Discurso de la Corona
La Corona es una institución de una índole muy particular. De una extraordinaria sencillez, todos entendemos el principio en el que se basa: una persona, fuera de cualquier significación partidista, representa lo que nos une a todos. Al mismo tiempo, la Corona requiere una extraordinaria sofisticación. No se reivindica por lo que hace ni por lo que dice, o por lo menos no en primera instancia. Se reivindica por lo que es y la conducta del monarca será la adecuada en la medida en que sepa adecuarse, en el tiempo en el que vive, a esa esencia imperecedera, que no puede ser variada en modo alguno.
Consciente de esta realidad, el rey Felipe VI se planteó desde el principio de su reinado, hace ya seis años, una línea de conducta consecuente. Y ha venido actuando de tal modo que los españoles, ahora, pueden confiar en él y en la institución que representa. El ejercicio de transparencia, de responsabilidad y de rendición de cuentas realizado en estos años se pudo manifestar ayer con la naturalidad que se le debe exigir al Rey. No hay exhibición, ni condenas, ni alusiones crípticas y necesitadas de interpretación. Hay un programa que se ha venido cumpliendo y va a seguir cumpliéndose. Con independencia, dicho sea sin arrogancia, de los avatares y las circunstancias de cada momento. La Corona sigue ahí, hoy más que nunca, como el puntal firme en una situación de incertidumbre.
Al asumir la representación de todos los españoles, con independencia de sus ideas políticas, el monarca tiene que responder también al afecto con que los españoles viven, y sienten, la institución. Nada más lejos de la abstracción y la frialdad institucional que la Corona. En este año trágico, los Reyes han demostrado que lo han comprendido muy bien. Así lo han evidenciado sus múltiples contactos con todos los sectores de la sociedad civil y sus viajes sin descanso, en los peores momentos, por todo el país. En esta relación directa, el monarca y la institución han mostrado su cercanía. Español como cualquier otro, demuestra así la vigencia de una idea de España.

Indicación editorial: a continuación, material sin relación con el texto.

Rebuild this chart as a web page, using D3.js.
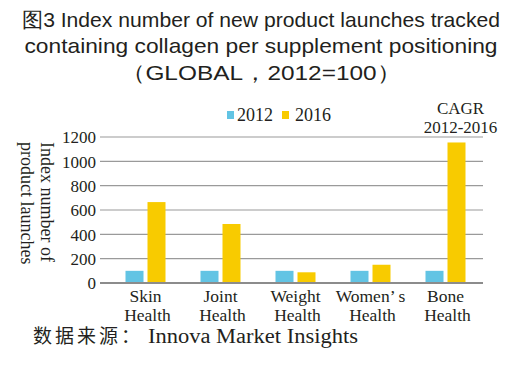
<!DOCTYPE html>
<html><head><meta charset="utf-8">
<script src="https://cdn.jsdelivr.net/npm/d3@7"></script>
<style>
html,body{margin:0;padding:0;background:#fff;}
svg{display:block;}
</style></head>
<body>
<script>
const categories = ["Skin Health","Joint Health","Weight Health","Women’ s Health","Bone Health"];
const seriesNames = ["2012","2016"];
const values2012 = [100,100,100,100,100];
const values2016 = [665,485,88,150,1155];
const yTicks = [0,200,400,600,800,1000,1200];
const colors = {"2012":"#62c4e4","2016":"#f8cb00"};
const titleLines = ["图3 Index number of new product launches tracked","containing collagen per supplement positioning","（GLOBAL，2012=100）"];
const yTitle = ["Index number of","product launches"];
const noteLines = ["CAGR","2012-2016"];
const sourceCn = "数据来源：";
const sourceEn = "Innova Market Insights";

const W=523,H=373;
const svg=d3.select("body").append("svg").attr("width",W).attr("height",H);
const serif="'Liberation Serif','Times New Roman',serif";
const sans="'Liberation Sans',Arial,sans-serif";

const plotL=100, plotR=483, plotT=137, plotB=283;
const y=d3.scaleLinear().domain([0,1200]).range([plotB,plotT]);
const x=d3.scaleBand().domain(categories).range([108,483]);
const xs=d3.scaleBand().domain(seriesNames).range([-20,20]).paddingInner(4/22).paddingOuter(0);

// title
const titleY=[27,53,79.5];
const titleW=[478,473,280];
titleLines.forEach((t,i)=>{
  svg.append("text").attr("x",261).attr("y",titleY[i]).attr("text-anchor","middle")
    .attr("font-family",sans).attr("font-size",21).attr("fill","#231f20")
    .attr("textLength",titleW[i]).attr("lengthAdjust","spacingAndGlyphs").text(t);
});

// grid
svg.append("g").selectAll("line").data(yTicks.filter(d=>d>0)).join("line")
  .attr("x1",plotL).attr("x2",plotR).attr("y1",d=>y(d)).attr("y2",d=>y(d))
  .attr("stroke","#9a9a9a").attr("stroke-width",1.2);

// y axis labels via d3 axis
const yAxis=d3.axisLeft(y).tickValues(yTicks).tickSize(0).tickPadding(0).tickFormat(d3.format("d"));
const ya=svg.append("g").attr("transform",`translate(96,0)`).call(yAxis);
ya.select(".domain").remove();
ya.selectAll("text").attr("font-family",serif).attr("font-size",17).attr("fill","#231f20").attr("dy","0.35em");

// bars
const data=categories.map((c,i)=>({cat:c,vals:[{s:"2012",v:values2012[i]},{s:"2016",v:values2016[i]}]}));
const groups=svg.append("g").selectAll("g").data(data).join("g")
  .attr("transform",d=>`translate(${x(d.cat)+x.bandwidth()/2},0)`);
groups.selectAll("rect").data(d=>d.vals).join("rect")
  .attr("x",d=>xs(d.s)).attr("width",xs.bandwidth())
  .attr("y",d=>y(d.v)).attr("height",d=>y(0)-y(d.v))
  .attr("fill",d=>colors[d.s]);

// baseline
svg.append("line").attr("x1",plotL).attr("x2",plotR).attr("y1",y(0)).attr("y2",y(0))
  .attr("stroke","#8c8c8c").attr("stroke-width",2.2);

// x labels (two lines)
categories.forEach(c=>{
  const k=c.lastIndexOf(" ");
  const l1=c.slice(0,k), l2=c.slice(k+1);
  const cx=x(c)+x.bandwidth()/2;
  const t=svg.append("text").attr("text-anchor","middle").attr("font-family",serif)
    .attr("font-size",17.5).attr("fill","#231f20");
  t.append("tspan").attr("x",cx).attr("y",301.5).text(l1);
  t.append("tspan").attr("x",cx+2).attr("y",321).text(l2);
});

// y title (two lines)
const yt=svg.append("text").attr("transform",`translate(0,142) rotate(90)`)
  .attr("font-family",serif).attr("font-size",18).attr("fill","#231f20").attr("text-anchor","start");
yTitle.forEach((t,i)=>{
  yt.append("tspan").attr("x",0).attr("y",[-41,-21][i]).text(t);
});

// legend
const legX=[227,282], legTX=[237,295];
seriesNames.forEach((s,i)=>{
  svg.append("rect").attr("x",legX[i]).attr("y",111).attr("width",7).attr("height",8).attr("fill",colors[s]);
  svg.append("text").attr("x",legTX[i]).attr("y",121).attr("font-family",serif).attr("font-size",18)
    .attr("fill","#231f20").text(s);
});

// CAGR note
const nt=svg.append("text").attr("text-anchor","middle").attr("font-family",serif)
  .attr("font-size",17).attr("fill","#231f20");
noteLines.forEach((t,i)=>{
  nt.append("tspan").attr("x",460.5).attr("y",[114,133][i]).text(t);
});

// source
svg.append("text").attr("x",33).attr("y",343).attr("font-family","'Noto Sans CJK SC',sans-serif")
  .attr("font-size",19).attr("fill","#231f20").attr("textLength",107).attr("lengthAdjust","spacing").text(sourceCn);
svg.append("text").attr("x",148).attr("y",343).attr("font-family",serif)
  .attr("font-size",20).attr("fill","#231f20").attr("textLength",210).attr("lengthAdjust","spacingAndGlyphs").text(sourceEn);
</script>
</body></html>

La vitalidad de la institución invita a los españoles a no rendirse. A Felipe VI no le gustan las personas que se conforman. Ante la pandemia y la crisis, ha demostrado disciplina, valor y ganas de afrontar los riesgos. Ha sido un ejemplo, una invitación y una declaración de confianza y de amor a sus compatriotas y a su país. Ahí está la razón de ser de la institución, la voluntad de estar al servicio de los españoles, de las personas en todas sus dimensiones, también en el afecto y en el consuelo. El Rey está muy lejos de esas lealtades abstractas, alejadas del sufrimiento y la alegría de los que formamos el país. Por eso mismo, en estos meses se ha esforzado en que no se olvidaran los consensos básicos de cualquier sociedad: entre las distintas administraciones, y entre estas y la sociedad, en particular organizaciones como las de los profesionales de la medicina, que tanta importancia han tenido y seguirán teniendo.
Nada de esto sería posible sin otra forma de consenso, aún más básico, referido a los principios morales y a los valores. El Rey los expuso en su Proclamación ante las Cortes, en 2014, y ahora vuelve a expresarlos. Pocas veces como ahora -en realidad, mucho más que entonces, por la crisis que estamos atravesando- habrá sido tan necesario recordarlos: como un compromiso propio, claro está, pero por eso mismo, también como una invitación y un reto al conjunto de la sociedad. También a la clase política, que se debe a algo más que a las estrategias de poder y de comunicación. La demostración fehaciente de que no se está dispuesto a tergiversar la verdad ni a traicionar la propia palabra, tal como se escenificó ayer en el discurso de Navidad, es una exigencia que incumbe a todos. Un gran discurso, digno de un gran Rey, para un gran país en tiempos difíciles.